> _INSTRUCTION_
Quote from the first line below through the line that contains "average = [26.3, 19.8, 18.2, 17.5, 18.5, 14.8, 15.3, 17.4]", both included, and leave the pictures out.

** BEGIN RECORDED DATA **

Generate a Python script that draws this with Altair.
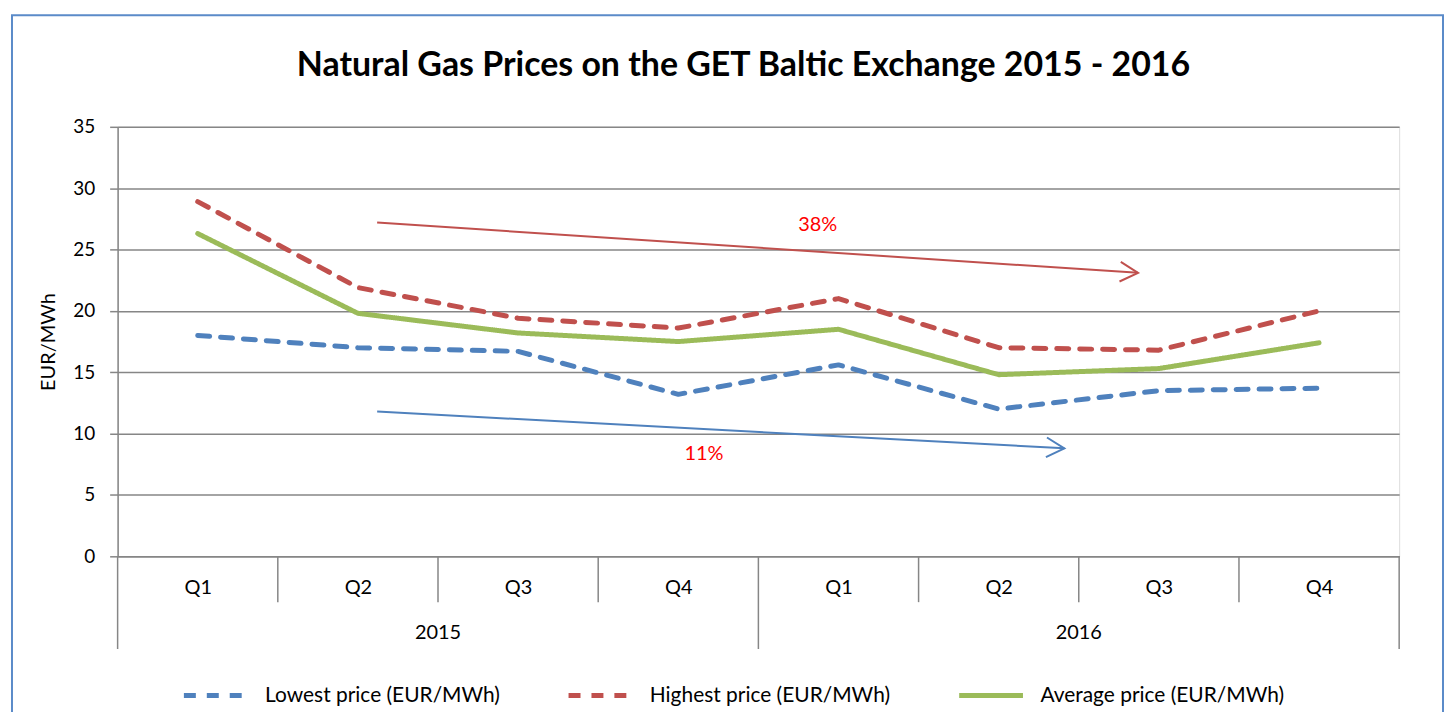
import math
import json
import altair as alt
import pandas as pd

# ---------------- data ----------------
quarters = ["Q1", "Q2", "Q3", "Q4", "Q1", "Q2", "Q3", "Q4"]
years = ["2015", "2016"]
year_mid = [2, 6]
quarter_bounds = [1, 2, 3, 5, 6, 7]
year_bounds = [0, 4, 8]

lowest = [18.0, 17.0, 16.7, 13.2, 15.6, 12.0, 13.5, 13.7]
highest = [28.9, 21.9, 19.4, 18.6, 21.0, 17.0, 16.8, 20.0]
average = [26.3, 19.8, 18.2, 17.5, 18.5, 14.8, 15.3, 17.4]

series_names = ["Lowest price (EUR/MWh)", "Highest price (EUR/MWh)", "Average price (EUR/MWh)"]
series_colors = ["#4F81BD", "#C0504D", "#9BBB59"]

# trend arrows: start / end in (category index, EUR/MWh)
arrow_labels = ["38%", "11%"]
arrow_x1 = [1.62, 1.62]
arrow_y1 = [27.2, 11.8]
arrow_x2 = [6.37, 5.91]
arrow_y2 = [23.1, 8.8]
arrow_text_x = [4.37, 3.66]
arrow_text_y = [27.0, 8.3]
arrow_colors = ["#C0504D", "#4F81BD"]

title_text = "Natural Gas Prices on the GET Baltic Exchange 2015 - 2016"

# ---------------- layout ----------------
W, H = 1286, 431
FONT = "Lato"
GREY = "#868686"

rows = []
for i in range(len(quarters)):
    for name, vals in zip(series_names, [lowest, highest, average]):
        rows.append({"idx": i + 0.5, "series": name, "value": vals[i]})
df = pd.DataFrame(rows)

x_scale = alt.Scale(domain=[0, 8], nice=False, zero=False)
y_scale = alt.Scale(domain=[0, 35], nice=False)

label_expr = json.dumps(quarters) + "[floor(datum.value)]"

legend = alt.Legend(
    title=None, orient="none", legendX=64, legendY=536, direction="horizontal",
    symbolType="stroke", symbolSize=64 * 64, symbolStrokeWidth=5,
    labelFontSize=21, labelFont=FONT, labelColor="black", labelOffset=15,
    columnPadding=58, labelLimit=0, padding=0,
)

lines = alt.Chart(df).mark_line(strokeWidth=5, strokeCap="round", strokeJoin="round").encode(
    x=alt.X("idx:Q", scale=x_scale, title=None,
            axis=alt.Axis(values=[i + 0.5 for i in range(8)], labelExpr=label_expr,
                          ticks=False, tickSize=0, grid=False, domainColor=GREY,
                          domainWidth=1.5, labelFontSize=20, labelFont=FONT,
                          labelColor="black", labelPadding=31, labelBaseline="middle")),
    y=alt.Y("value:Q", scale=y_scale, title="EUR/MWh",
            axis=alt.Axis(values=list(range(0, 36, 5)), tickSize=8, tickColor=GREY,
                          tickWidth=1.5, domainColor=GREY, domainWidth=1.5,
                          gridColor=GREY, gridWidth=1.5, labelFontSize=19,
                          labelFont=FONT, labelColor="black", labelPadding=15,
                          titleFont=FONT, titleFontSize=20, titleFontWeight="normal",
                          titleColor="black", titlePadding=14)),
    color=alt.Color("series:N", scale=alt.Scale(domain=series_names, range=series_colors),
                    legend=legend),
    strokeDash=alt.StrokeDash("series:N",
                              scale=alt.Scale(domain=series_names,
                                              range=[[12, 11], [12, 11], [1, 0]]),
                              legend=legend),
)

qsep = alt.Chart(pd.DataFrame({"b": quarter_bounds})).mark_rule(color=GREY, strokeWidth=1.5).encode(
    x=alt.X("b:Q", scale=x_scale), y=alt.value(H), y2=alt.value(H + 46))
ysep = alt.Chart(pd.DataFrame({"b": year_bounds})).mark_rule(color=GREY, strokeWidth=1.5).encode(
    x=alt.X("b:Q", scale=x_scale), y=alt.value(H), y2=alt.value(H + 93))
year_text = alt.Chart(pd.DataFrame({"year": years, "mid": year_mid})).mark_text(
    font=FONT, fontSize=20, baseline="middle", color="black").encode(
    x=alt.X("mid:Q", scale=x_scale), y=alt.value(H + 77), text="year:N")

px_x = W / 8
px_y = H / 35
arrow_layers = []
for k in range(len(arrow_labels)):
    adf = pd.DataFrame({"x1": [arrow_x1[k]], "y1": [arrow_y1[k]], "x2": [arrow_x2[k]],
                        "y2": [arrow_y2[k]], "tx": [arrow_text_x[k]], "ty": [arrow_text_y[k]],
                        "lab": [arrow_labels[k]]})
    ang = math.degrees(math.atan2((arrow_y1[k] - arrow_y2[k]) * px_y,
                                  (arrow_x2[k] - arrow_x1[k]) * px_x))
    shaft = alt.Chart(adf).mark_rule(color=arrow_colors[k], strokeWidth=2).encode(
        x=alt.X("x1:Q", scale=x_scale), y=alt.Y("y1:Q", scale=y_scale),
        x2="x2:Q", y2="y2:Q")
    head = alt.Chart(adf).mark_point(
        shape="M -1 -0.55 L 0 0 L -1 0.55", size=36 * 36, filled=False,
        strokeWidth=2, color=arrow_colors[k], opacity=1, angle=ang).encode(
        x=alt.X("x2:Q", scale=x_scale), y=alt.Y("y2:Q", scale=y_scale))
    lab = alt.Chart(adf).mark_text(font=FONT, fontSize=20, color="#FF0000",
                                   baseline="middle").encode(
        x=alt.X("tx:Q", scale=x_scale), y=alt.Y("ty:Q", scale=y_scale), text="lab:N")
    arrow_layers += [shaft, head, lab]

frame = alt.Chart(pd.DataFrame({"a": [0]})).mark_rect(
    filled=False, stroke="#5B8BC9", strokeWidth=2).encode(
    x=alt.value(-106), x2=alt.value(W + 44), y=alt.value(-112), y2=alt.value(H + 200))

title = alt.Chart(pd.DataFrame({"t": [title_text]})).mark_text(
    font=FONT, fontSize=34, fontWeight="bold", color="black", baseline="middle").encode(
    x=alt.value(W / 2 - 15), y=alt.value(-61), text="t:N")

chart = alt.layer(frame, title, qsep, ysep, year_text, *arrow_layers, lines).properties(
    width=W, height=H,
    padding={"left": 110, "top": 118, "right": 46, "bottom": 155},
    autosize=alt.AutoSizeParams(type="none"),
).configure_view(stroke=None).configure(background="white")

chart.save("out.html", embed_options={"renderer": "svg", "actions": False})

** END RECORDED DATA **

> _ANSWER TO THE EXERCISE_
Generate a Python script that draws this with Altair.
import math
import json
import altair as alt
import pandas as pd

# ---------------- data ----------------
quarters = ["Q1", "Q2", "Q3", "Q4", "Q1", "Q2", "Q3", "Q4"]
years = ["2015", "2016"]
year_mid = [2, 6]
quarter_bounds = [1, 2, 3, 5, 6, 7]
year_bounds = [0, 4, 8]

lowest = [18.0, 17.0, 16.7, 13.2, 15.6, 12.0, 13.5, 13.7]
highest = [28.9, 21.9, 19.4, 18.6, 21.0, 17.0, 16.8, 20.0]
average = [26.3, 19.8, 18.2, 17.5, 18.5, 14.8, 15.3, 17.4]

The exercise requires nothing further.